Alfred Morin, the plaintiff in the case Morin v. Lyver, was unable to obtain a new handgun license because of his two out-of-state convictions for weapons possession, according to the New York Post. If a potential owner has a history of nonviolent misdemeanor convictions, Massachusetts law places severe restrictions on the purchase and use of weapons, the site reported.
— New York Post (@nypost) October 5, 2022
The court order noted that the SCOTUS decided to overturn the regulation after analyzing the law. Referring to the June decision in New York State Rifle & Pistol Assn., Inc. v. Bruen, the court then referred the Act to the United States Court of Appeals for the First Circuit for additional consideration.
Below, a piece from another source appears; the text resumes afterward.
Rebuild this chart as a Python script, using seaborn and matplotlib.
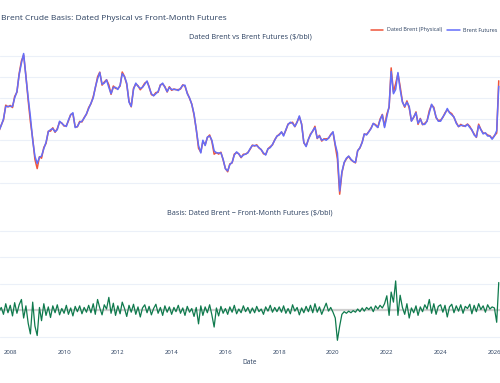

The Supreme Court of the United States invalidated a New York State law that required applicants for concealed carry permits to demonstrate “proper cause” in the case of New York State Rifle & Pistol Association, Inc. v. Bruen. According to the SCOTUS file, the decision followed the denial of concealed carry permits to Rensselaer County, New York residents Robert Nash and Brandon Koch because they did not meet the state’s “proper cause” criteria while requesting to carry a pistol in public for general self-defense.
Clarence Thomas, a Supreme Court justice, remarked in the court’s 6-3 majority ruling in June, “After reviewing the Anglo-American history of public carry, the Court concludes that respondents have not met their burden to identify an American tradition justifying New York’s proper-cause requirement.”